I was also still involved in politics. Dick Doran, with whom I worked during the Kennedy campaign, contacted me and said it wasn’t enough to get our man elected, that we had to go out and garner support for the whole “New Frontier” program. I did so enthusiastically. I was back in City Hall again, too, chatting with politicians, judges, assistant district attorneys, and public defenders.
I felt a burning desire to touch life at all possible points, to live as fully as a person could live. I wanted to push my knowledge and passion to their limits. I was fluttering my wings and wanted to fly free. Nevertheless, I did the opposite.
2
Faith of Our Fathers
Why would I renounce all my aspirations and ambitions to explore the wider world in order to enter a cloister? To understand it, it is necessary to grasp the grip that Catholicism had in those days, not only in its institutional hegemony, but in its psychological power. More than anything else, the all-encompassing presence of the Roman Catholic Church had dominated my life. My family was Catholic. My friends were Catholic. My schools were Catholic. My books were Catholic. Most of my mentors were Catholic. Imprimatur and nihil obstat were as natural and essential as title and author in the opening pages of books, at least those dealing with higher matters. Above all else, it was the rituals of the Church that gave rhythm and order to the days and months and years of the first two decades of my life. Its rites of passage marked most decisively the stages through which I moved through my life world. Each year revolved in the grooves of Advent, Christmas, Lent, Easter, May procession, Pentecost. Its theology provided answers to every philosophical question. Philosophy, I was told, existed to take human reason as far as it could go, but could only be completed by divine revelation. Theology stood at the summit of the hierarchy of knowledge.
In time, I discerned different streams within this overall flow. It was this gradual realization that brought me into the realms of philosophy and theology. Despite being female, I developed an aversion to the trappings of female spirituality: rosaries, scapulars, apparitions, sugary sentimental prayers. I had little respect for women, including nuns. All my role models were men, and I gravitated toward traditions of male spirituality, Jesuit ones in particular, which I found stronger, more rational, more active. I believed in the harmony of faith and reason, with the emphasis on reason. When we graduated from eighth grade, we were presented with a book called The Question Box, which gave answers to every anticipated question and objection to Catholic doctrine. I read it avidly and felt even more confident of the Church’s omniscience.

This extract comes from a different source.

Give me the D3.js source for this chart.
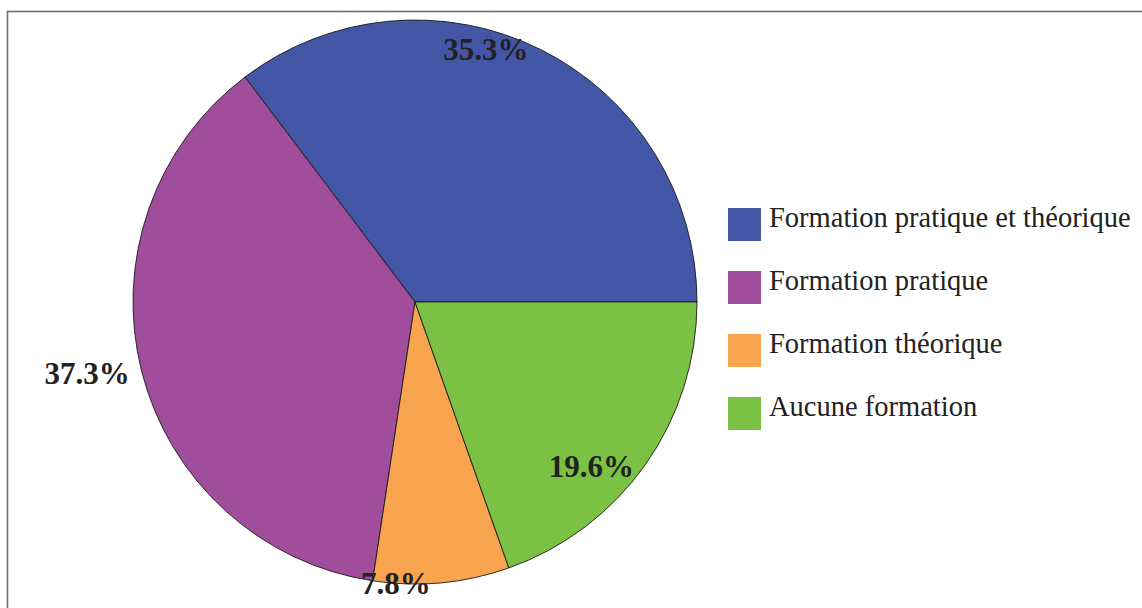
<!DOCTYPE html>
<html>
<head>
<meta charset="utf-8">
<script src="https://cdn.jsdelivr.net/npm/d3@7"></script>
<style>
  body { margin: 0; background: #fff; }
  svg { display: block; }
</style>
</head>
<body>
<svg id="chart" width="1142" height="608"></svg>
<script>
// ===== DATA =====
const categories = [
  "Formation pratique et théorique",
  "Formation pratique",
  "Formation théorique",
  "Aucune formation"
];
const shares = [35.3, 37.3, 7.8, 19.6];
const colors = ["#4457a7", "#a04e9c", "#f9a44e", "#7bc143"];

// label placement per slice: radius factor and counterclockwise shift (degrees) from mid-angle
const labelRadius = [0.93, 1.19, 1.0, 0.855];
const labelShift = [10.8, -2.0, -9.3, -7.7];

const width = 1142, height = 608;
const cx = 415, cy = 302, radius = 282;

const svg = d3.select("#chart");

// frame around the figure
svg.append("rect")
  .attr("x", 7.5)
  .attr("y", 11.5)
  .attr("width", 1200)
  .attr("height", 700)
  .attr("fill", "none")
  .attr("stroke", "#6e6e6e")
  .attr("stroke-width", 1.6);

const data = categories.map((c, i) => ({ name: c, value: shares[i], color: colors[i] }));

// counterclockwise, starting at 3 o'clock
const pie = d3.pie()
  .sort(null)
  .value(d => d.value)
  .startAngle(Math.PI / 2)
  .endAngle(Math.PI / 2 - 2 * Math.PI);

const arc = d3.arc().innerRadius(0).outerRadius(radius);

const g = svg.append("g").attr("transform", `translate(${cx},${cy})`);

const arcs = pie(data);

g.selectAll("path")
  .data(arcs)
  .join("path")
  .attr("d", arc)
  .attr("fill", d => d.data.color)
  .attr("stroke", "#1a1a1a")
  .attr("stroke-width", 0.9);

// ===== PERCENT LABELS =====
g.selectAll("text.pct")
  .data(arcs)
  .join("text")
  .attr("class", "pct")
  .attr("transform", (d, i) => {
    const mid = (d.startAngle + d.endAngle) / 2 - labelShift[i] * Math.PI / 180;
    const r = radius * labelRadius[i];
    return `translate(${r * Math.sin(mid)},${-r * Math.cos(mid)})`;
  })
  .attr("text-anchor", "middle")
  .attr("dy", "0.35em")
  .attr("font-family", "'Liberation Serif', 'DejaVu Serif', serif")
  .attr("font-weight", "bold")
  .attr("font-size", "31px")
  .attr("fill", "#222")
  .text(d => d.data.value.toFixed(1) + "%");

// ===== LEGEND =====
const legend = svg.append("g").attr("transform", "translate(728,208)");

const rows = legend.selectAll("g")
  .data(data)
  .join("g")
  .attr("transform", (d, i) => `translate(0,${i * 63})`);

rows.append("rect")
  .attr("width", 33)
  .attr("height", 33)
  .attr("fill", d => d.color);

rows.append("text")
  .attr("x", 41)
  .attr("y", 19)
  .attr("font-family", "'Liberation Serif', 'DejaVu Serif', serif")
  .attr("font-size", "28.5px")
  .attr("fill", "#222")
  .text(d => d.name);
</script>
</body>
</html>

I wanted to give myself without reserve, even though it meant enclosing myself in a world of women, leaving behind my notions of a career in academe or politics, sublimating my sexuality, sacrificing my freedom. I prayed in the spirit of Ignatius of Loyola: “Teach me to be generous, to give without counting the cost, to fight without heeding the wounds.” It was inevitable that I enter the convent, because I yearned to have a comprehensive worldview and to live in harmony with it. I thought that the people around me were so busy going somewhere that they forgot to find out where they were going. This became axiomatic for me. What I saw most people doing was what I was most resolved not to do. Catholicism addressed the big picture and demanded that its chosen commit totally to contemplating and communicating it.

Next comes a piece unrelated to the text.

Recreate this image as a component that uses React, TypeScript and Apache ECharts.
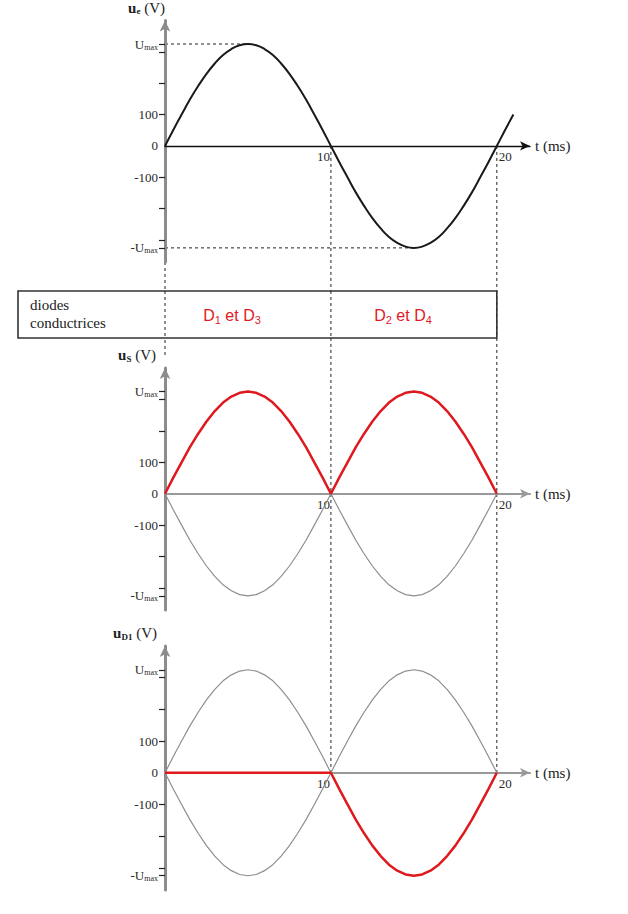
import React, { useEffect, useRef } from "react";
import * as echarts from "echarts";

// time samples (ms)
const timeMs = [0, 0.5, 1, 1.5, 2, 2.5, 3, 3.5, 4, 4.5, 5, 5.5, 6, 6.5, 7, 7.5, 8, 8.5, 9, 9.5, 10, 10.5, 11, 11.5, 12, 12.5, 13, 13.5, 14, 14.5, 15, 15.5, 16, 16.5, 17, 17.5, 18, 18.5, 19, 19.5, 20, 20.5, 21];
// u_e (V)
const ueValues = [0, 51, 100, 148, 191, 230, 263, 290, 309, 321, 325, 321, 309, 290, 263, 230, 191, 148, 100, 51, 0, -51, -100, -148, -191, -230, -263, -290, -309, -321, -325, -321, -309, -290, -263, -230, -191, -148, -100, -51, 0, 51, 100];
// u_S (V), red curve of the middle plot (0..20 ms)
const usValues = [0, 51, 100, 148, 191, 230, 263, 290, 309, 321, 325, 321, 309, 290, 263, 230, 191, 148, 100, 51, 0, 51, 100, 148, 191, 230, 263, 290, 309, 321, 325, 321, 309, 290, 263, 230, 191, 148, 100, 51, 0];
// grey envelopes (upper / lower), 0..20 ms
const envUpper = [0, 51, 100, 148, 191, 230, 263, 290, 309, 321, 325, 321, 309, 290, 263, 230, 191, 148, 100, 51, 0, 51, 100, 148, 191, 230, 263, 290, 309, 321, 325, 321, 309, 290, 263, 230, 191, 148, 100, 51, 0];
const envLower = [0, -51, -100, -148, -191, -230, -263, -290, -309, -321, -325, -321, -309, -290, -263, -230, -191, -148, -100, -51, 0, -51, -100, -148, -191, -230, -263, -290, -309, -321, -325, -321, -309, -290, -263, -230, -191, -148, -100, -51, 0];
// u_D1 (V), red curve of the bottom plot
const ud1Values = [0, 0, 0, 0, 0, 0, 0, 0, 0, 0, 0, 0, 0, 0, 0, 0, 0, 0, 0, 0, 0, -51, -100, -148, -191, -230, -263, -290, -309, -321, -325, -321, -309, -290, -263, -230, -191, -148, -100, -51, 0];

const U_MAX = 325;
const yTickValues = [-325, -300, -200, -100, 100, 200, 300, 325];
const yLabelValues = [-325, -100, 0, 100, 325];
const xLabelValues = [10, 20];

const SERIF = "'Liberation Serif', 'DejaVu Serif', serif";
const SANS = "'Liberation Sans', Arial, sans-serif";
const RED = "#de1a1f";

const pairs = (vals: number[]) => vals.map((v, i) => [timeMs[i], v]);

export default function App() {
  const ref = useRef<HTMLDivElement>(null);
  useEffect(() => {
    if (!ref.current) return;
    const chart = echarts.init(ref.current, undefined, { renderer: "svg" });

    const tops = [18, 368, 646];
    const heights = [244, 242, 244];
    const names = [
      "{b|u}{bs|e}{n| (V)}",
      "{b|u}{bs|S}{n| (V)}",
      "{b|u}{bs|D1}{n| (V)}",
    ];
    const namePad = [0, 9, 8];

    const grids = tops.map((t, i) => ({ left: 165, width: 365, top: t, height: heights[i] }));

    const xAxes = tops.map((_, i) => ({
      type: "value",
      gridIndex: i,
      min: 0,
      max: 22,
      name: "t (ms)",
      nameLocation: "end",
      nameGap: 5,
      nameTextStyle: { fontFamily: SERIF, fontSize: 15, color: "#222", verticalAlign: "middle" },
      splitLine: { show: false },
      axisTick: { show: false },
      axisLabel: { show: false },
      axisLine: {
        onZero: true,
        symbol: ["none", "arrow"],
        symbolSize: [7, 10],
        lineStyle: { color: i === 0 ? "#111" : "#999", width: i === 0 ? 1.3 : 2 },
      },
    }));

    const yAxes = tops.map((_, i) => ({
      type: "value",
      gridIndex: i,
      min: -370,
      max: 400,
      name: names[i],
      nameLocation: "end",
      nameGap: 5,
      nameTextStyle: {
        align: "right",
        padding: [0, namePad[i], 0, 0],
        rich: {
          b: { fontFamily: SERIF, fontWeight: "bold", fontSize: 15, color: "#222" },
          bs: { fontFamily: SERIF, fontWeight: "bold", fontSize: 9, color: "#222", verticalAlign: "bottom", lineHeight: 16 },
          n: { fontFamily: SERIF, fontSize: 15, color: "#222" },
        },
      },
      splitLine: { show: false },
      axisLine: {
        symbol: ["none", "arrow"],
        symbolSize: [8, 11],
        lineStyle: { color: "#8c8c8c", width: 3 },
      },
      axisTick: {
        show: true,
        customValues: yTickValues,
        length: 6,
        lineStyle: { color: "#222", width: 1.2 },
      },
      axisLabel: {
        customValues: yLabelValues,
        margin: 7,
        formatter: (v: number) =>
          v === U_MAX ? "{u|U}{m|max}" : v === -U_MAX ? "{u|-U}{m|max}" : "{u|" + v + "}",
        rich: {
          u: { fontFamily: SERIF, fontSize: 13, color: "#2a2a2a", lineHeight: 14 },
          m: { fontFamily: SERIF, fontSize: 8, color: "#2a2a2a", verticalAlign: "bottom", lineHeight: 12 },
        },
      },
    }));

    const thin = { color: "#8e8e8e", width: 1.2 };
    const series: any[] = [
      { type: "line", xAxisIndex: 0, yAxisIndex: 0, data: pairs(ueValues), smooth: true, showSymbol: false, lineStyle: { color: "#1a1a1a", width: 2 } },
      { type: "line", xAxisIndex: 1, yAxisIndex: 1, data: pairs(envUpper), showSymbol: false, lineStyle: thin },
      { type: "line", xAxisIndex: 1, yAxisIndex: 1, data: pairs(envLower), showSymbol: false, lineStyle: thin },
      { type: "line", xAxisIndex: 1, yAxisIndex: 1, data: pairs(usValues), showSymbol: false, lineStyle: { color: RED, width: 2.5 } },
      { type: "line", xAxisIndex: 2, yAxisIndex: 2, data: pairs(envUpper), showSymbol: false, lineStyle: thin },
      { type: "line", xAxisIndex: 2, yAxisIndex: 2, data: pairs(envLower), showSymbol: false, lineStyle: thin },
      { type: "line", xAxisIndex: 2, yAxisIndex: 2, data: pairs(ud1Values), showSymbol: false, lineStyle: { color: RED, width: 2.5 } },
    ];

    chart.setOption({
      animation: false,
      backgroundColor: "#fff",
      grid: grids,
      xAxis: xAxes,
      yAxis: yAxes,
      series,
    });

    const px = (g: number, x: number, y: number) => chart.convertToPixel({ gridIndex: g } as any, [x, y]) as number[];
    const dash = { stroke: "#222", lineWidth: 1, lineDash: [3, 3] };
    const p0max = px(0, 0, U_MAX);
    const p0peak = px(0, 5, U_MAX);
    const p0min = px(0, 0, -U_MAX);
    const p0trough = px(0, 15, -U_MAX);
    const a10 = px(0, 10, 0);
    const b10 = px(2, 10, 0);
    const a20 = px(0, 20, 0);
    const b20 = px(2, 20, 0);
    const axBottom1 = px(0, 0, -370);
    const axTop2 = px(1, 0, 400);
    const t20 = a20[0];

    const graphic: any[] = [
      { type: "line", shape: { x1: p0max[0], y1: p0max[1], x2: p0peak[0], y2: p0peak[1] }, style: dash },
      { type: "line", shape: { x1: p0min[0], y1: p0min[1], x2: p0trough[0], y2: p0trough[1] }, style: dash },
      { type: "line", shape: { x1: a10[0], y1: a10[1], x2: b10[0], y2: b10[1] }, style: dash },
      { type: "line", shape: { x1: a20[0], y1: a20[1], x2: b20[0], y2: b20[1] }, style: dash },
      { type: "line", shape: { x1: axBottom1[0], y1: axBottom1[1], x2: axTop2[0], y2: axTop2[1] - 10 }, style: dash },
      { type: "rect", shape: { x: 18, y: 291, width: t20 - 18, height: 47 }, style: { fill: "#fff", stroke: "#333", lineWidth: 1.6 } },
      { type: "line", shape: { x1: a10[0], y1: 291, x2: a10[0], y2: 338 }, style: dash },
      { type: "line", shape: { x1: 165, y1: 291, x2: 165, y2: 338 }, style: dash },
      { type: "text", x: 30, y: 297, style: { text: "diodes", font: "15px " + SERIF, fill: "#222" } },
      { type: "text", x: 30, y: 315, style: { text: "conductrices", font: "15px " + SERIF, fill: "#222" } },
      {
        type: "text", x: 232, y: 315,
        style: {
          text: "{d|D}{s|1}{d| et D}{s|3}", align: "center", verticalAlign: "middle",
          rich: {
            d: { fontFamily: SANS, fontSize: 16, fill: RED, lineHeight: 20 },
            s: { fontFamily: SANS, fontSize: 11, fill: RED, verticalAlign: "bottom", lineHeight: 16 },
          },
        },
      },
      {
        type: "text", x: 403, y: 315,
        style: {
          text: "{d|D}{s|2}{d| et D}{s|4}", align: "center", verticalAlign: "middle",
          rich: {
            d: { fontFamily: SANS, fontSize: 16, fill: RED, lineHeight: 20 },
            s: { fontFamily: SANS, fontSize: 11, fill: RED, verticalAlign: "bottom", lineHeight: 16 },
          },
        },
      },
    ];

    // x tick labels 10 / 20 placed at the axis values on each plot
    for (let g = 0; g < 3; g++) {
      xLabelValues.forEach((v) => {
        const p = px(g, v, 0);
        graphic.push({
          type: "text",
          x: v === 10 ? p[0] - 1 : p[0] + 2,
          y: p[1] + 4,
          style: {
            text: String(v),
            align: v === 10 ? "right" : "left",
            verticalAlign: "top",
            font: "13px " + SERIF,
            fill: "#2a2a2a",
          },
        });
      });
    }

    chart.setOption({ graphic });

    return () => chart.dispose();
  }, []);

  return <div ref={ref} style={{ position: "absolute", left: 0, top: 0, width: 628, height: 914 }} />;
}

I felt called. I believed that this thrust toward totality, which I felt so strongly and which kept me so preoccupied with questions of origin and destiny, was God’s way of pulling me toward the religious life. The Church’s constant emphasis on “vocation” had conditioned me to believe that this restless searching was a sign of having been chosen to play a special role in understanding and teaching. When I decided to enter the convent, I believed I had resolved my struggles, although that was far further from being the case than I could possibly have imagined. I had my worldview worked out, so I thought, and I had only to advance in higher knowledge of it and give myself in total commitment to it.
I applied and was accepted to the Sisters of Saint Joseph in Chestnut Hill. We had to supply academic transcripts, SAT scores, baptismal and confirmation certificates, and letters of reference from our teachers and pastors. We underwent psychological and physical examinations—the latter testing for virginity. Not everyone who applied was accepted, although I don’t think that those who were rejected necessarily failed the virginity test. The fact that the Sisters of Saint Joseph had a Jesuit founder—Jean-Pierre Medaille, who established the congregation in Le Puy, France, in 1650—was significant for me. In fact, I would have preferred to join the Jesuits, but this seemed the next best thing. I wanted to be a teacher, and this was a teaching order. I also had two cousins, both on the Sheehan side, who were SSJs.
The day I entered the convent in September 1962 was one of the most drastic rituals of closing one chapter of a life and beginning another that I have ever known. I shut my huge trunk, full of the required number of undershirts, slips, stockings, nightdresses, slippers, pencils, bars of soap, and bottles of shampoo, and placed on the top an envelope with the “dowry” I had worked all summer to earn. It was not only that we had to bring exactly what was on the list, but we were also strictly prohibited from bringing anything not on the list. I had to let go of my most treasured possessions: books, letters, photos. I donned the black serge dress and cape of a postulant. I said goodbye to friends and neighbors and siblings, looked around the house for what I believed to be the last time and got in the car. My parents and my cousin-sponsor chattered away about what a beautiful autumn day it was, how it was better to be early than late, how long it would take to get to Chestnut Hill, how I would never again worry about having a roof over my head. I let it all pass over me, impressing on myself the enormity of what I was doing and anticipating the contemplative silence that lay ahead. When we arrived at the postulate, a new building about a mile away from the mother house and college, I was taken away, given my number in the order, shown to my cell in the dormitory, and brought to a hall to say my goodbyes. When the bell rang, we formed ranks in the order of our numbers and processed into chapel. One by one, we approached the altar and received the postulant’s veil. There were ninety of us who entered that day.
From that day on, we followed the strictest regime: mass, meditation, meals, manual labor, spiritual reading. We were given precise instructions down to the smallest detail: how to walk (noiselessly, eyes down, hands inside cape, close to the wall, measured steps), how often to wash our hair (once a week), how often to change our underwear (every three days), how to undress without looking at our bodies (slip the nightdress over the head before taking underwear off), how to make our beds (square corners), how to eat a banana (with a fork) and an orange (with a spoon). Between night prayers and morning mass, we were to observe a grand silence, which could only be broken by a major emergency, and an ordinary silence at all other times, punctuated only by speech necessary to the execution of tasks. When the bell rang, it was the voice of God, and we were to stop sewing in mid-stitch, stop conversation in mid-word, stop anything we were doing that very second. We were assigned fixed places in refectory, chapel, and recreation. Recreation was the one hour a day when we were allowed to speak. There were rigid guidelines about topics that could and could not be discussed. We were not to speak of our past lives or to speak critically of our present ones. We were not to criticize our superiors or even comment on the food. We were forbidden to use the adjective “my.” It was our book, our veil, our slip, and so on. If told to put my name in something, I was to write “For the use of Sister Helena Sheehan.”